容器场景下的日志解决方案

公司业务系统整体通过容器化方案部署在K8S集群中，业务的流量通过APISix网关进行管理。基本上所有的前端页面请求，后端接口请求流量都会经过APISix，这些请求数据有非常重要的业务分析价值。因此需要把APISix的请求日志打到大数据平台中。通过调研最后选择了loggie作为这个解决方案的工具。

一直学下去

511人浏览 · 2025-07-13 08:57:35

一直学下去 · 2025-07-13 08:57:35 发布

背景说明

公司业务系统整体通过容器化方案部署在K8S集群中，业务的流量通过APISix网关进行管理。基本上所有的前端页面请求，后端接口请求流量都会经过APISix，这些请求数据有非常重要的业务分析价值。因此需要把APISix的请求日志打到大数据平台中。通过调研最后选择了loggie作为这个解决方案的工具。数据流如下：

用户浏览器请求->APISix日志->loggie->kafka->大数据平台

整个日志的采集方案不光可以运用到上面的场景，还可以运用很多场景，参考官方的图片如下：
在这里插入图片描述

注意事项

由于该项目在2024年以后就没有更新的记录了，感觉已经没有人维护了。
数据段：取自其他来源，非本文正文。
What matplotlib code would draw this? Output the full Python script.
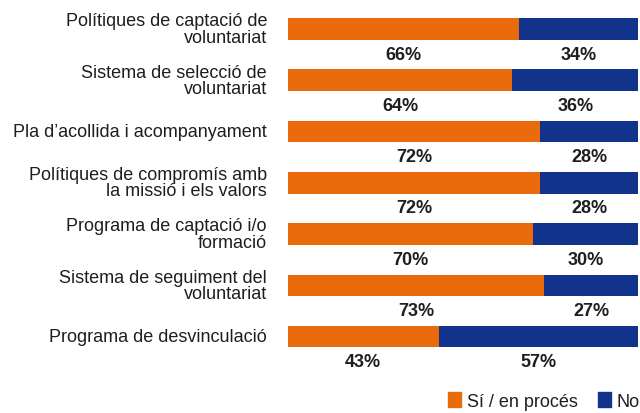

组件所适配的其他组件的版本要特别关注，我的场景里面就踩坑kafka的版本，目前仅适配到2.7.1
同样由于项目更新的问题，所使用的K8S的接口，CRI的接口在新的K8S版本中可能已经被删除了，会导致故障。我的场景里面踩坑CRI的版本，通过自己修改源代码解决。修改后的代码库和镜像地址在文末给出

环境说明

Kubernetes

Client Version: v1.32.3
Kustomize Version: v5.5.0
Server Version: v1.32.3

容器运行时

containerd github.com/containerd/containerd v1.7.27 05044ec0a9a75232cad458027ca83437aae3f4da

操作系统和内核

NAME="openEuler"
VERSION="24.03 (LTS)"
ID="openEuler"
VERSION_ID="24.03"
PRETTY_NAME="openEuler 24.03 (LTS)"
ANSI_COLOR="0;31"
Linux master-01 6.6.0-28.0.0.34.oe2403.aarch64 #1 SMP Mon May 27 22:43:49 CST 2024 aarch64 aarch64 aarch64 GNU/Linux

kafka信息

版本: 2.7.1
#启用SASL认证，server.properties信息如下，具体kafka的部署请参考其他文章
sasl.mechanism.inter.broker.protocol=PLAIN
sasl.enabled.mechanisms=PLAIN
inter.broker.listener.name=SASL_PLAINTEXT

实施步骤

集群中安装loggie

#通过helm安装
1. clone loggie官方的chart到本地
git clone https://github.com/loggie-io/installation.git
cd helm-chart
2. 修改values.yaml文件以适配本地情况，我使用的values.yaml文件如下。配置中相关的路径需要根据实际情况修改

image: harbor.whyxpt.site/release/loggie:v1.5.1

resources:
  limits:
    cpu: 2
    memory: 2Gi
  requests:
    cpu: 100m
    memory: 100Mi

extraArgs: {}
  # log.level: debug
  # log.jsonFormat: true

extraVolumeMounts:
  - mountPath: /var/log/pods
    name: podlogs
  - mountPath: /var/lib/docker/containers
    name: dockercontainers
  - mountPath: /var/lib/kubelet/pods
    name: kubelet
  - mountPath: /opt/data
    name: db

extraVolumes:
  - hostPath:
      path: /var/log/pods
      type: DirectoryOrCreate
    name: podlogs
  - hostPath:
      path: /data/lib/docker/containers
      type: DirectoryOrCreate
    name: dockercontainers
  - hostPath:
      path: /data/lib/kubelet/pods
      type: DirectoryOrCreate
    name: kubelet
  - hostPath:
      path: /data/lib/loggie
      type: DirectoryOrCreate
    name: db 

extraEnvs: {}
timezone: Asia/Shanghai

## ref: https://kubernetes.io/docs/concepts/configuration/assign-pod-node/
nodeSelector: {}

## Affinity for pod assignment
## ref: https://kubernetes.io/docs/concepts/configuration/assign-pod-node/#affinity-and-anti-affinity
affinity: {}
# podAntiAffinity:
#   requiredDuringSchedulingIgnoredDuringExecution:
#   - labelSelector:
#       matchExpressions:
#       - key: app
#         operator: In
#         values:
#         - loggie
#     topologyKey: "kubernetes.io/hostname"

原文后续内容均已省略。